Tell us: Telus may come under pressure after missing expectations and announcing another key management change for a second month in a row. Profit and sales missed expectations while the number of new customers was lower than expected. Telus announced that its CFO would be retiring and replaced by Gopi Chande who is the CFO of Telus Health and Digital. This comes after the company announced Darren Entwistle would be stepping down last quarter and replaced by former CIBC CEO Victor Dodig this summer. Shareholders are waiting for Dodig to arrive on the scene to set a new strategic vision for the company and resolve the great debate on the stock: whether the 9.5% dividend will be cut.

It’s called fashion, look it up: Watch Aritzia after another blockbuster quarter. Comparable sales surged 28% which was better than the 20% expected and even more impressive when you consider it was on top of 19% growth last year. The retailer’s forecast suggests it will grow even faster with the next quarter’s revenue growing 36-39%. “Despite economic uncertainties, Aritzia’s “Everyday Luxury” is appealing to consumers with demand remaining strong,” wrote Chris Li of Desjardins. The top line growth is coming with better profitability. Margins are expanding and earnings per share are expected to be up 45% this year. Shares are trading near a record high and are up 140% over the past year.

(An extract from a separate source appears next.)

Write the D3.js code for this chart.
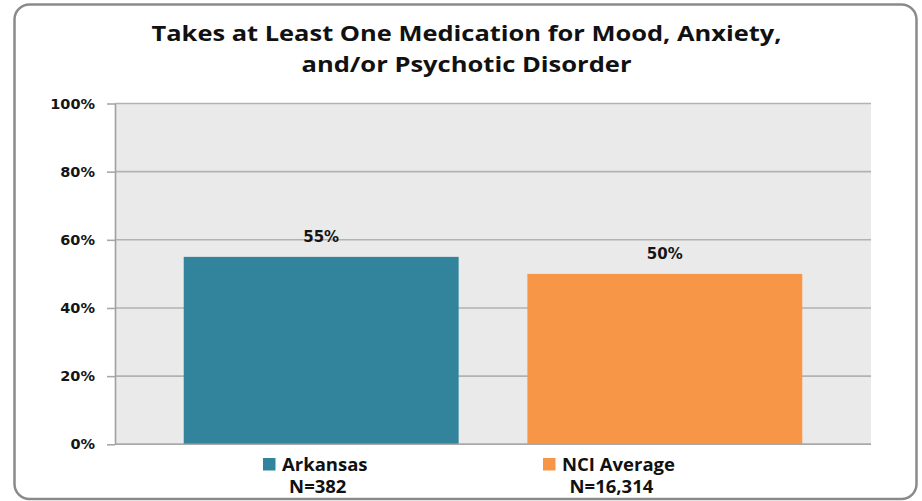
<!DOCTYPE html>
<html>
<head>
<meta charset="utf-8">
<script src="https://cdn.jsdelivr.net/npm/d3@7"></script>
<style>
  html, body { margin: 0; padding: 0; background: #ffffff; }
  svg { display: block; }
</style>
</head>
<body>
<script>
// ---- data ----
const categories = ["Arkansas", "NCI Average"];
const sampleSizes = ["N=382", "N=16,314"];
const values = [55, 50];
const colors = ["#31849B", "#F79646"];
const yTicks = [0, 20, 40, 60, 80, 100];
const titleLines = ["Takes at Least One Medication for Mood, Anxiety,", "and/or Psychotic Disorder"];

// ---- layout ----
const W = 922, H = 501;
const plot = { left: 115, right: 871, top: 103.5, bottom: 444.3 };
const titleCenter = 466.5;
const titleBaselines = [41, 72];
const titleWidths = [630, 330];
const legendX = [263, 543];
const legendY = 458;

const svg = d3.select("body").append("svg")
  .attr("width", W).attr("height", H);

// outer chart frame
svg.append("rect")
  .attr("x", 14.5).attr("y", 4.5)
  .attr("width", 902).attr("height", 494.5)
  .attr("rx", 15).attr("ry", 15)
  .attr("fill", "#ffffff")
  .attr("stroke", "#8a8a8a")
  .attr("stroke-width", 2.5);

// title
svg.append("g").selectAll("text")
  .data(titleLines)
  .join("text")
  .attr("x", titleCenter)
  .attr("y", (d, i) => titleBaselines[i])
  .attr("text-anchor", "middle")
  .attr("textLength", (d, i) => titleWidths[i])
  .attr("lengthAdjust", "spacingAndGlyphs")
  .style("font-family", "'Open Sans', sans-serif")
  .style("font-weight", "700")
  .style("font-size", "22px")
  .style("fill", "#111")
  .text(d => d);

// scales
const x = d3.scaleBand()
  .domain(categories)
  .range([plot.left, plot.right])
  .paddingInner(0.2)
  .paddingOuter(0.2);

const y = d3.scaleLinear()
  .domain([0, 100])
  .range([plot.bottom, plot.top]);

// plot background
svg.append("rect")
  .attr("x", plot.left).attr("y", plot.top)
  .attr("width", plot.right - plot.left)
  .attr("height", plot.bottom - plot.top)
  .attr("fill", "#eaeaea");

// horizontal gridlines
svg.append("g").selectAll("line")
  .data(yTicks)
  .join("line")
  .attr("x1", plot.left).attr("x2", plot.right)
  .attr("y1", d => y(d)).attr("y2", d => y(d))
  .attr("stroke", "#b2b2b2")
  .attr("stroke-width", 1.6);

// bars
svg.append("g").selectAll("rect")
  .data(values)
  .join("rect")
  .attr("x", (d, i) => x(categories[i]))
  .attr("y", d => y(d))
  .attr("width", x.bandwidth())
  .attr("height", d => y(0) - y(d))
  .attr("fill", (d, i) => colors[i]);

// baseline over the bars
svg.append("line")
  .attr("x1", plot.left).attr("x2", plot.right)
  .attr("y1", y(0)).attr("y2", y(0))
  .attr("stroke", "#a8a8a8")
  .attr("stroke-width", 1.6);

// value labels
svg.append("g").selectAll("text")
  .data(values)
  .join("text")
  .attr("x", (d, i) => x(categories[i]) + x.bandwidth() / 2)
  .attr("y", d => y(d) - 14.5)
  .attr("text-anchor", "middle")
  .style("font-family", "'DejaVu Sans', Verdana, sans-serif")
  .style("font-weight", "700")
  .style("font-size", "15px")
  .style("fill", "#151515")
  .text(d => d + "%");

// y axis
const yAxis = d3.axisLeft(y)
  .tickValues(yTicks)
  .tickFormat(d => d + "%")
  .tickSizeInner(8)
  .tickSizeOuter(0)
  .tickPadding(12);

const gy = svg.append("g")
  .attr("transform", `translate(${plot.left},0)`)
  .call(yAxis);

gy.select(".domain")
  .attr("stroke", "#a0a0a0")
  .attr("stroke-width", 1.6);
gy.selectAll(".tick line")
  .attr("stroke", "#a8a8a8")
  .attr("stroke-width", 1.6);
gy.selectAll(".tick text")
  .style("font-family", "'DejaVu Sans', Verdana, sans-serif")
  .style("font-weight", "700")
  .style("font-size", "14.5px")
  .style("fill", "#151515");

// legend
const legend = svg.append("g").selectAll("g")
  .data(categories)
  .join("g")
  .attr("transform", (d, i) => `translate(${legendX[i]},${legendY})`);

legend.append("rect")
  .attr("x", 0).attr("y", 0)
  .attr("width", 12.5).attr("height", 12.5)
  .attr("fill", (d, i) => colors[i]);

const legendFont = sel => sel
  .style("font-family", "'Open Sans', sans-serif")
  .style("font-weight", "700")
  .style("font-size", "18.5px")
  .style("fill", "#111");

const nameText = legend.append("text")
  .attr("x", 19)
  .attr("y", 12.7)
  .call(legendFont)
  .text(d => d);

legend.append("text")
  .attr("x", function (d, i) {
    const w = nameText.nodes()[i].getComputedTextLength();
    return 19 + w / 2 - 7;
  })
  .attr("y", 35.3)
  .attr("text-anchor", "middle")
  .call(legendFont)
  .text((d, i) => sampleSizes[i]);
</script>
</body>
</html>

Wham BAM: Watch Brookfield Asset Management after it demonstrated it is still able to raise capital despite anxieties in private credit right now. Brookfield raised $21 billion in the quarter, invested $34 billion and recouped $8 billion in asset sales. Fee related earnings were up 11% in the quarter, slightly better than expected. They were optimistic about the future under new CEO Connor Teskey. “We expect 2026 to be a very strong year, with growth exceeding our long-term targets,” he said in statement. “BAM has limited exposure to areas of market stress and significant exposure to AI (infrastructure), rising energy demand and opportunistic credit,” wrote TD’s Cherilyn Radbourne, “BAM reacted to share-price weakness by buying back stock.”